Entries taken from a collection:
━━━━━━━━━━━━━━━━━━━━

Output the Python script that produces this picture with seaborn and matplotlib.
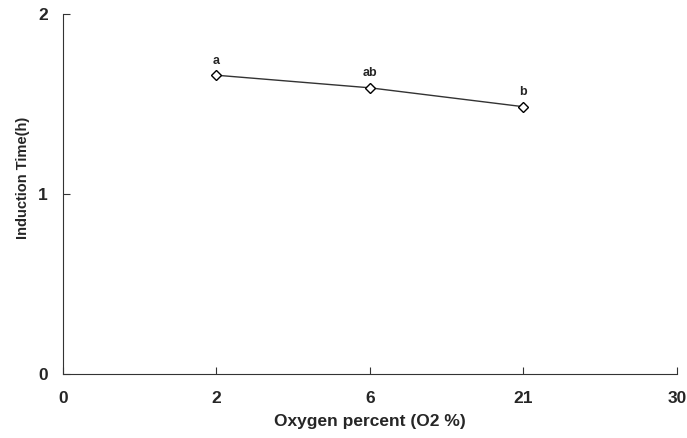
import pandas as pd
import matplotlib.pyplot as plt
import seaborn as sns

# data
tick_labels = ["0", "2", "6", "21", "30"]
oxygen = ["2", "6", "21"]
induction_time = [1.66, 1.59, 1.485]
letters = ["a", "ab", "b"]

sns.set_style("ticks")
plt.rcParams['font.family'] = ['Liberation Sans', 'DejaVu Sans']
plt.rcParams['font.weight'] = 'bold'

pos = [tick_labels.index(o) for o in oxygen]
df = pd.DataFrame({"pos": pos, "time": induction_time, "letter": letters})

fig = plt.figure(figsize=(6.87, 4.38), dpi=100)
ax = fig.add_axes([0.0917, 0.146, 0.8937, 0.822])

sns.lineplot(data=df, x="pos", y="time", ax=ax, color="#333333", linewidth=1,
             marker="D", markersize=5, markerfacecolor="white",
             markeredgecolor="black", markeredgewidth=1)

for _, r in df.iterrows():
    ax.annotate(r["letter"], (r["pos"], r["time"]), xytext=(0, 6),
                textcoords="offset points", ha="center", va="bottom",
                fontsize=9, fontweight="bold")

ax.set_xlim(0, 4)
ax.set_ylim(0, 2)
ax.set_xticks(range(len(tick_labels)))
ax.set_xticklabels(tick_labels)
ax.set_yticks([0, 1, 2])
ax.tick_params(direction="in", length=5, width=0.8, labelsize=12.5, color="#333333")
ax.tick_params(axis="x", pad=12)
ax.tick_params(axis="y", pad=11)
for lab in ax.get_xticklabels() + ax.get_yticklabels():
    lab.set_fontweight("bold")

ax.set_xlabel("Oxygen percent (O2 %)", fontsize=12.5, fontweight="bold", labelpad=6)
ax.set_ylabel("Induction Time(h)", fontsize=10.5, fontweight="bold")
ax.yaxis.set_label_coords(-0.053, 0.545)

sns.despine(ax=ax)
for s in ["left", "bottom"]:
    ax.spines[s].set_color("#333333")
    ax.spines[s].set_linewidth(0.8)

fig.savefig("out.png", dpi=100)
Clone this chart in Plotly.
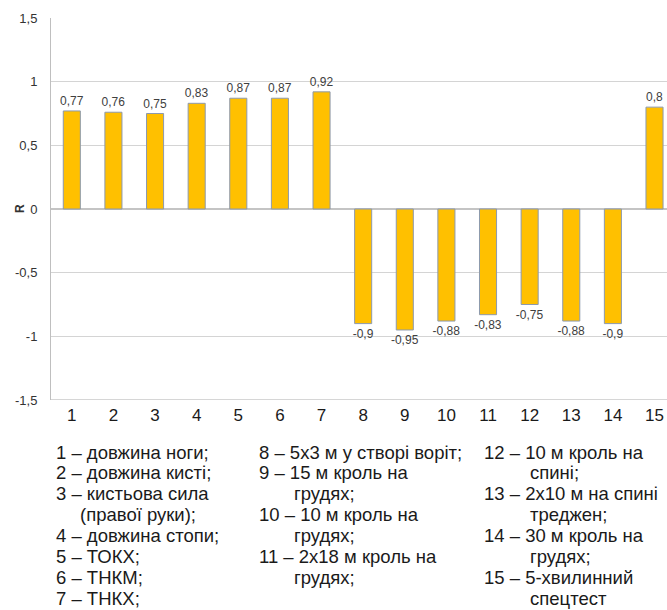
import plotly.graph_objects as go

categories = list(range(1, 16))
values = [0.77, 0.76, 0.75, 0.83, 0.87, 0.87, 0.92, -0.9, -0.95, -0.88, -0.83, -0.75, -0.88, -0.9, 0.8]
value_labels = [str(v).replace(".", ",") for v in values]
y_ticks = [1.5, 1, 0.5, 0, -0.5, -1, -1.5]
y_ticktext = ["1,5", "1", "0,5", "0", "-0,5", "-1", "-1,5"]

# (text, indent level) per line
legend_col1 = [("1 – довжина ноги;", 0), ("2 – довжина кисті;", 0), ("3 – кистьова сила", 0),
               ("(правої руки);", 1), ("4 – довжина стопи;", 0), ("5 – ТОКХ;", 0),
               ("6 – ТНКМ;", 0), ("7 – ТНКХ;", 0)]
legend_col2 = [("8 – 5х3 м у створі воріт;", 0), ("9 – 15 м кроль на", 0), ("грудях;", 1),
               ("10 – 10 м кроль на", 0), ("грудях;", 1), ("11 – 2х18 м кроль на", 0), ("грудях;", 1)]
legend_col3 = [("12 – 10 м кроль на", 0), ("спині;", 1), ("13 – 2х10 м на спині", 0),
               ("треджен;", 1), ("14 – 30 м кроль на", 0), ("грудях;", 1),
               ("15 – 5-хвилинний", 0), ("спецтест", 1)]

W, H = 667, 610
PL, PR, PT, PB = 51, 667, 18, 400          # plot area in window pixels
L, T = PL, PT
R = W - PR
B = H - PB
pw, ph = W - L - R, H - T - B

def px(xw):
    return (xw - PL) / pw

def py(yw):
    return (PB - yw) / ph

FONT = "Liberation Sans, Arial, Helvetica, sans-serif"

fig = go.Figure(go.Bar(
    x=categories, y=values,
    width=0.41,
    marker=dict(color="#FFC000", line=dict(color="#8C99AE", width=1)),
    text=value_labels, textposition="outside", constraintext="none",
    textfont=dict(size=12, color="#404040", family=FONT),
    cliponaxis=False,
))

fig.update_layout(
    width=W, height=H,
    margin=dict(l=L, r=R, t=T, b=B, pad=0),
    paper_bgcolor="white", plot_bgcolor="white",
    showlegend=False,
    font=dict(family=FONT),
    xaxis=dict(range=[0.5, 15.3], tickvals=categories, ticktext=[str(c) for c in categories],
               tickfont=dict(size=17, color="#1a1a1a"), showgrid=False, zeroline=False,
               showline=False, ticks="", ticklabelstandoff=3),
    yaxis=dict(range=[-1.5, 1.5], tickvals=y_ticks, ticktext=y_ticktext,
               tickfont=dict(size=13, color="#333333"), showgrid=True, gridcolor="#D4D4D4",
               gridwidth=1, zeroline=True, zerolinecolor="#C4C4C4", zerolinewidth=1.5,
               showline=True, linecolor="#BFBFBF", linewidth=1, ticks="", ticklabelstandoff=10),
)

# bottom axis line
fig.add_shape(type="line", xref="paper", yref="y", x0=0, x1=1, y0=-1.5, y1=-1.5,
              line=dict(color="#C8C8C8", width=1.5))

# y-axis title
fig.add_annotation(text="<b>R</b>", xref="paper", yref="paper", x=px(20), y=py(209),
                   textangle=-90, showarrow=False, font=dict(size=12, color="#333333"),
                   xanchor="center", yanchor="middle")

line_h = 20.9
y0 = 452
cols = ((legend_col1, 54, 24), (legend_col2, 257, 35), (legend_col3, 482, 46))
for col, x0, indent in cols:
    for i, (line, lvl) in enumerate(col):
        fig.add_annotation(text=line, xref="paper", yref="paper",
                           x=px(x0 + lvl * indent), y=py(y0 + i * line_h),
                           showarrow=False, xanchor="left", yanchor="middle",
                           font=dict(size=18.5, color="#1a1a1a", family=FONT))

fig.write_html("out.html", config={"displayModeBar": False},
               post_script="document.body.style.margin='0';document.body.style.overflow='hidden';")
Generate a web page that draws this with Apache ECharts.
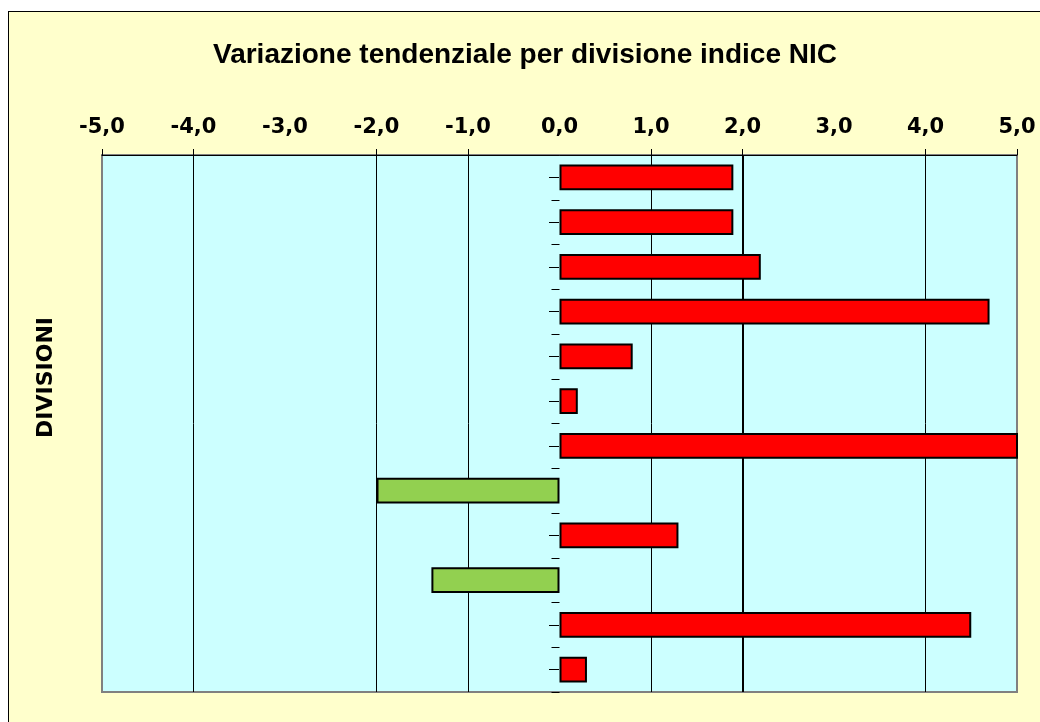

━━━━━━━━━━━━━━━━━━━━

Task directions ::
Locate the word "matplotlib" in the records and collect each line it appears in.

Written solution ::
Output the Python script that produces this picture with seaborn and matplotlib.
import matplotlib.pyplot as plt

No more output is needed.